Your instructions
Reproduce, character for character, the lines below from the first through the one with "from matplotlib.patches import Patch". Leave pictures out.

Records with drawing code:
____

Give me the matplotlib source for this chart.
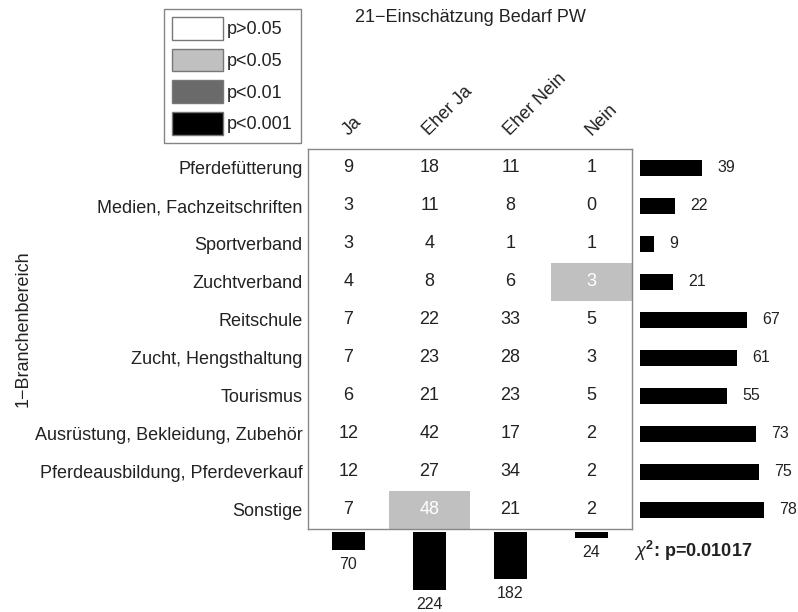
import numpy as np
import matplotlib
matplotlib.use("Agg")
import matplotlib.pyplot as plt
from matplotlib.colors import ListedColormap
from matplotlib.patches import Patch

plt.rcParams['font.family'] = ['Liberation Sans', 'DejaVu Sans']
plt.rcParams['mathtext.fontset'] = 'custom'
plt.rcParams['mathtext.rm'] = 'Liberation Sans'
plt.rcParams['mathtext.it'] = 'Liberation Sans:italic'
plt.rcParams['mathtext.bf'] = 'Liberation Sans:bold'

# data
title = "21\u2212Einschätzung Bedarf PW"
ylabel = "1\u2212Branchenbereich"
columns = ["Ja", "Eher Ja", "Eher Nein", "Nein"]
rows = ["Pferdefütterung", "Medien, Fachzeitschriften", "Sportverband",
        "Zuchtverband", "Reitschule", "Zucht, Hengsthaltung", "Tourismus",
        "Ausrüstung, Bekleidung, Zubehör", "Pferdeausbildung, Pferdeverkauf",
        "Sonstige"]
counts = np.array([
    [9, 18, 11, 1],
    [3, 11, 8, 0],
    [3, 4, 1, 1],
    [4, 8, 6, 3],
    [7, 22, 33, 5],
    [7, 23, 28, 3],
    [6, 21, 23, 5],
    [12, 42, 17, 2],
    [12, 27, 34, 2],
    [7, 48, 21, 2],
])
# significance level per cell: 0 p>0.05, 1 p<0.05, 2 p<0.01, 3 p<0.001
signif = np.zeros_like(counts)
signif[3, 3] = 1
signif[9, 1] = 1
row_totals = counts.sum(axis=1)
col_totals = counts.sum(axis=0)
chi_text = r"$\chi^{\mathbf{2}}$: p=0.01017"
levels = ["p>0.05", "p<0.05", "p<0.01", "p<0.001"]
level_colors = ["white", "#c0c0c0", "#6a6a6a", "black"]

W, H = 798, 612
fig = plt.figure(figsize=(W / 100, H / 100), dpi=100)
fs = 13
txtcol = "#222222"

def px_axes(x0, y0, x1, y1):
    return fig.add_axes([x0 / W, 1 - y1 / H, (x1 - x0) / W, (y1 - y0) / H])

# main table
ax = px_axes(308, 149, 632, 529)
nr, nc = counts.shape
ax.pcolormesh(np.arange(nc + 1), np.arange(nr + 1), signif,
              cmap=ListedColormap(level_colors), vmin=-0.5, vmax=3.5)
ax.set_xlim(0, nc)
ax.set_ylim(nr, 0)
for i in range(nr):
    for j in range(nc):
        c = "white" if signif[i, j] > 0 else txtcol
        ax.text(j + 0.5, i + 0.5, str(counts[i, j]), ha="center", va="center",
                fontsize=fs, color=c)
ax.set_xticks([])
ax.set_yticks(np.arange(nr) + 0.5)
ax.set_yticklabels(rows, fontsize=fs, color=txtcol)
ax.tick_params(axis="y", length=0, pad=4)
for s in ax.spines.values():
    s.set_color("#888888")
    s.set_linewidth(1)
for j, name in enumerate(columns):
    ax.annotate(name, xy=(j + 0.5, 0), xycoords="data", xytext=(2, 7),
                textcoords="offset points", rotation=45, ha="left",
                va="bottom", rotation_mode="anchor", fontsize=fs, color=txtcol)

# row totals
axr = px_axes(640, 149, 798, 529)
axr.barh(np.arange(nr) + 0.5, row_totals, height=0.4, color="black")
axr.set_ylim(nr, 0)
axr.set_xlim(0, 158 / 1.59)
axr.axis("off")
for i, v in enumerate(row_totals):
    axr.annotate(str(v), xy=(v, i + 0.5), xytext=(11, 0),
                 textcoords="offset points", ha="left", va="center",
                 fontsize=fs - 1.5, color=txtcol)

# column totals
axb = px_axes(308, 532, 632, 612)
axb.bar(np.arange(nc) + 0.5, col_totals, width=0.4, color="black")
axb.set_xlim(0, nc)
axb.set_ylim(80 / 0.26, 0)
axb.axis("off")
for j, v in enumerate(col_totals):
    axb.annotate(str(v), xy=(j + 0.5, v), xytext=(0, -5),
                 textcoords="offset points", ha="center", va="top",
                 fontsize=fs - 1.5, color=txtcol)

fig.text(634 / W, 1 - 551 / H, chi_text, fontsize=fs, fontweight="bold",
         ha="left", va="center", color=txtcol)

fig.text(470 / W, 1 - 17 / H, title, fontsize=fs, ha="center", va="center",
         color=txtcol)
fig.text(23 / W, 1 - 329 / H, ylabel, fontsize=fs, rotation=90,
         ha="center", va="center", color=txtcol)

handles = [Patch(facecolor=c, edgecolor="#777777") for c in level_colors]
leg = fig.legend(handles, levels, loc="upper left",
                 bbox_to_anchor=(164 / W, 1 - 9 / H), fontsize=fs,
                 handlelength=2.8, handleheight=1.55, labelspacing=0.5,
                 handletextpad=0.25, borderpad=0.45, borderaxespad=0,
                 fancybox=False, frameon=True)
leg.get_frame().set_edgecolor("#666666")
leg.get_frame().set_linewidth(1)
for t in leg.get_texts():
    t.set_color(txtcol)

fig.savefig("out.png", dpi=100)
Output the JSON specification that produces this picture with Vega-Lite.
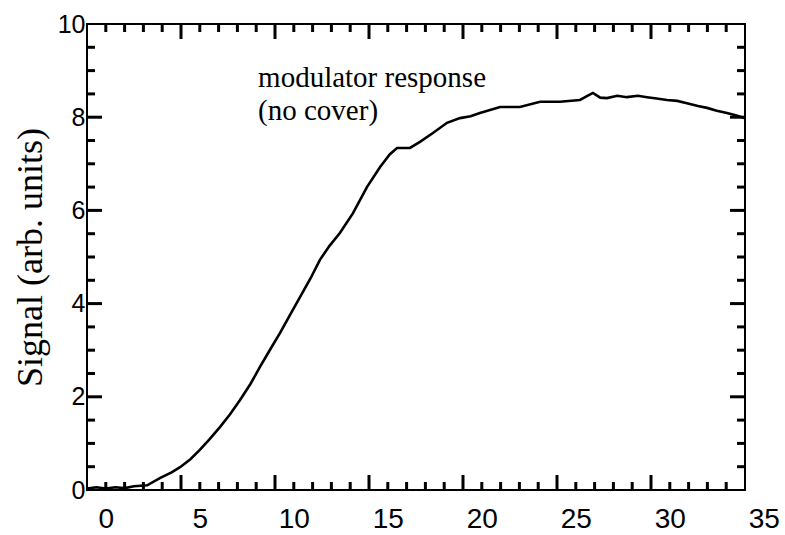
{
  "$schema": "https://vega.github.io/schema/vega-lite/v6.json",
  "width": 658,
  "height": 466,
  "autosize": {"type": "none"},
  "padding": {"left": 87, "top": 24, "right": 40, "bottom": 45},
  "background": "white",
  "config": {
    "view": {"stroke": "black", "strokeWidth": 2},
    "axis": {"grid": false, "domain": false, "labelColor": "black", "titleColor": "black"}
  },
  "datasets": {
    "signal": [
      {"t": -1.0, "s": 0.03}, {"t": -0.5, "s": 0.06}, {"t": 0.0, "s": 0.03}, {"t": 0.5, "s": 0.06},
      {"t": 1.0, "s": 0.04}, {"t": 1.5, "s": 0.08}, {"t": 2.2, "s": 0.10}, {"t": 2.9, "s": 0.26},
      {"t": 3.5, "s": 0.38}, {"t": 3.95, "s": 0.49}, {"t": 4.5, "s": 0.66}, {"t": 5.0, "s": 0.86},
      {"t": 5.5, "s": 1.08}, {"t": 6.07, "s": 1.35}, {"t": 6.6, "s": 1.62}, {"t": 7.14, "s": 1.93},
      {"t": 7.7, "s": 2.28}, {"t": 8.2, "s": 2.64}, {"t": 8.75, "s": 3.02}, {"t": 9.27, "s": 3.37},
      {"t": 9.8, "s": 3.76}, {"t": 10.33, "s": 4.14}, {"t": 10.9, "s": 4.55}, {"t": 11.39, "s": 4.94},
      {"t": 11.9, "s": 5.24}, {"t": 12.46, "s": 5.52}, {"t": 13.15, "s": 5.94}, {"t": 13.89, "s": 6.50},
      {"t": 14.59, "s": 6.93}, {"t": 15.1, "s": 7.2}, {"t": 15.49, "s": 7.34}, {"t": 16.18, "s": 7.34},
      {"t": 16.71, "s": 7.47}, {"t": 17.4, "s": 7.66}, {"t": 18.15, "s": 7.88}, {"t": 18.84, "s": 7.98},
      {"t": 19.4, "s": 8.02}, {"t": 19.9, "s": 8.09}, {"t": 20.97, "s": 8.22}, {"t": 22.03, "s": 8.22},
      {"t": 23.1, "s": 8.33}, {"t": 24.16, "s": 8.33}, {"t": 25.22, "s": 8.37}, {"t": 25.91, "s": 8.52},
      {"t": 26.3, "s": 8.42}, {"t": 26.66, "s": 8.41}, {"t": 27.2, "s": 8.46}, {"t": 27.72, "s": 8.43},
      {"t": 28.3, "s": 8.46}, {"t": 28.79, "s": 8.43}, {"t": 29.3, "s": 8.40}, {"t": 29.85, "s": 8.37},
      {"t": 30.4, "s": 8.35}, {"t": 30.91, "s": 8.30}, {"t": 31.5, "s": 8.24}, {"t": 31.98, "s": 8.20},
      {"t": 32.5, "s": 8.14}, {"t": 33.04, "s": 8.09}, {"t": 33.5, "s": 8.04}, {"t": 34.0, "s": 7.98}
    ],
    "notes": [
      {"t": 8.1, "s": 8.65, "label": "modulator response\n(no cover)"}
    ],
    "xmajor": [{"v": 4}, {"v": 9}, {"v": 14}, {"v": 19}, {"v": 24}, {"v": 29}],
    "xminor": [
      {"v": 0}, {"v": 1}, {"v": 2}, {"v": 3}, {"v": 5}, {"v": 6}, {"v": 7}, {"v": 8},
      {"v": 10}, {"v": 11}, {"v": 12}, {"v": 13}, {"v": 15}, {"v": 16}, {"v": 17}, {"v": 18},
      {"v": 20}, {"v": 21}, {"v": 22}, {"v": 23}, {"v": 25}, {"v": 26}, {"v": 27}, {"v": 28},
      {"v": 30}, {"v": 31}, {"v": 32}, {"v": 33}
    ],
    "ymajor": [{"v": 2}, {"v": 4}, {"v": 6}, {"v": 8}],
    "yminor": [
      {"v": 0.5}, {"v": 1}, {"v": 1.5}, {"v": 2.5}, {"v": 3}, {"v": 3.5}, {"v": 4.5}, {"v": 5},
      {"v": 5.5}, {"v": 6.5}, {"v": 7}, {"v": 7.5}, {"v": 8.5}, {"v": 9}, {"v": 9.5}
    ],
    "xlabels": [
      {"t": 0}, {"t": 5}, {"t": 10}, {"t": 15}, {"t": 20}, {"t": 25}, {"t": 30}, {"t": 35}
    ]
  },
  "layer": [
    {
      "data": {"name": "signal"},
      "mark": {"type": "line", "color": "black", "strokeWidth": 2.6},
      "encoding": {
        "x": {"field": "t", "type": "quantitative", "scale": {"domain": [-1, 34], "nice": false, "zero": false}, "axis": null},
        "y": {
          "field": "s", "type": "quantitative",
          "scale": {"domain": [0, 10], "nice": false, "zero": false},
          "axis": {
            "orient": "left", "title": "Signal (arb. units)",
            "values": [0, 2, 4, 6, 8, 10], "ticks": false,
            "labelFont": "Liberation Sans", "labelFontSize": 25, "labelPadding": 2,
            "labelBaseline": "middle", "labelOverlap": false, "labelBound": false, "labelFlush": false,
            "titleFont": "Liberation Serif", "titleFontSize": 36, "titleFontWeight": "normal", "titlePadding": 8
          }
        }
      }
    },
    {
      "data": {"name": "notes"},
      "mark": {"type": "text", "align": "left", "baseline": "alphabetic", "lineBreak": "\n", "lineHeight": 33, "font": "Liberation Serif", "fontSize": 29, "color": "black"},
      "encoding": {
        "x": {"field": "t", "type": "quantitative", "scale": {"domain": [-1, 34], "nice": false, "zero": false}, "axis": null},
        "y": {"field": "s", "type": "quantitative", "scale": {"domain": [0, 10], "nice": false, "zero": false}, "axis": null},
        "text": {"field": "label"}
      }
    },
    {
      "data": {"name": "xmajor"},
      "mark": {"type": "tick", "orient": "vertical", "size": 30, "thickness": 3, "color": "black", "opacity": 1, "clip": true},
      "encoding": {
        "x": {"field": "v", "type": "quantitative", "scale": {"domain": [-1, 34], "nice": false, "zero": false}, "axis": null},
        "y": {"datum": 0, "type": "quantitative", "scale": {"domain": [0, 10], "nice": false, "zero": false}, "axis": null}
      }
    },
    {
      "data": {"name": "xmajor"},
      "mark": {"type": "tick", "orient": "vertical", "size": 30, "thickness": 3, "color": "black", "opacity": 1, "clip": true},
      "encoding": {
        "x": {"field": "v", "type": "quantitative", "scale": {"domain": [-1, 34], "nice": false, "zero": false}, "axis": null},
        "y": {"datum": 10, "type": "quantitative", "scale": {"domain": [0, 10], "nice": false, "zero": false}, "axis": null}
      }
    },
    {
      "data": {"name": "xminor"},
      "mark": {"type": "tick", "orient": "vertical", "size": 16, "thickness": 3, "color": "black", "opacity": 1, "clip": true},
      "encoding": {
        "x": {"field": "v", "type": "quantitative", "scale": {"domain": [-1, 34], "nice": false, "zero": false}, "axis": null},
        "y": {"datum": 0, "type": "quantitative", "scale": {"domain": [0, 10], "nice": false, "zero": false}, "axis": null}
      }
    },
    {
      "data": {"name": "xminor"},
      "mark": {"type": "tick", "orient": "vertical", "size": 16, "thickness": 3, "color": "black", "opacity": 1, "clip": true},
      "encoding": {
        "x": {"field": "v", "type": "quantitative", "scale": {"domain": [-1, 34], "nice": false, "zero": false}, "axis": null},
        "y": {"datum": 10, "type": "quantitative", "scale": {"domain": [0, 10], "nice": false, "zero": false}, "axis": null}
      }
    },
    {
      "data": {"name": "ymajor"},
      "mark": {"type": "tick", "orient": "horizontal", "size": 30, "thickness": 3, "color": "black", "opacity": 1, "clip": true},
      "encoding": {
        "y": {"field": "v", "type": "quantitative", "scale": {"domain": [0, 10], "nice": false, "zero": false}, "axis": null},
        "x": {"datum": -1, "type": "quantitative", "scale": {"domain": [-1, 34], "nice": false, "zero": false}, "axis": null}
      }
    },
    {
      "data": {"name": "ymajor"},
      "mark": {"type": "tick", "orient": "horizontal", "size": 30, "thickness": 3, "color": "black", "opacity": 1, "clip": true},
      "encoding": {
        "y": {"field": "v", "type": "quantitative", "scale": {"domain": [0, 10], "nice": false, "zero": false}, "axis": null},
        "x": {"datum": 34, "type": "quantitative", "scale": {"domain": [-1, 34], "nice": false, "zero": false}, "axis": null}
      }
    },
    {
      "data": {"name": "yminor"},
      "mark": {"type": "tick", "orient": "horizontal", "size": 16, "thickness": 3, "color": "black", "opacity": 1, "clip": true},
      "encoding": {
        "y": {"field": "v", "type": "quantitative", "scale": {"domain": [0, 10], "nice": false, "zero": false}, "axis": null},
        "x": {"datum": -1, "type": "quantitative", "scale": {"domain": [-1, 34], "nice": false, "zero": false}, "axis": null}
      }
    },
    {
      "data": {"name": "yminor"},
      "mark": {"type": "tick", "orient": "horizontal", "size": 16, "thickness": 3, "color": "black", "opacity": 1, "clip": true},
      "encoding": {
        "y": {"field": "v", "type": "quantitative", "scale": {"domain": [0, 10], "nice": false, "zero": false}, "axis": null},
        "x": {"datum": 34, "type": "quantitative", "scale": {"domain": [-1, 34], "nice": false, "zero": false}, "axis": null}
      }
    },
    {
      "data": {"name": "xlabels"},
      "mark": {"type": "point", "opacity": 0},
      "encoding": {
        "x": {
          "field": "t", "type": "quantitative",
          "scale": {"domain": [-1, 35], "range": [0, 676.8], "nice": false, "zero": false},
          "axis": {
            "orient": "bottom", "title": null, "ticks": false,
            "values": [0, 5, 10, 15, 20, 25, 30, 35],
            "labelFont": "Liberation Sans", "labelFontSize": 28, "labelPadding": 15,
            "labelOverlap": false, "labelBound": false, "labelFlush": false
          }
        }
      }
    }
  ],
  "resolve": {"scale": {"x": "independent", "y": "independent"}}
}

____

Exercise response
Give me the matplotlib source for this chart.
import numpy as np
import matplotlib
matplotlib.use("Agg")
import matplotlib.pyplot as plt
from matplotlib.colors import ListedColormap
from matplotlib.patches import Patch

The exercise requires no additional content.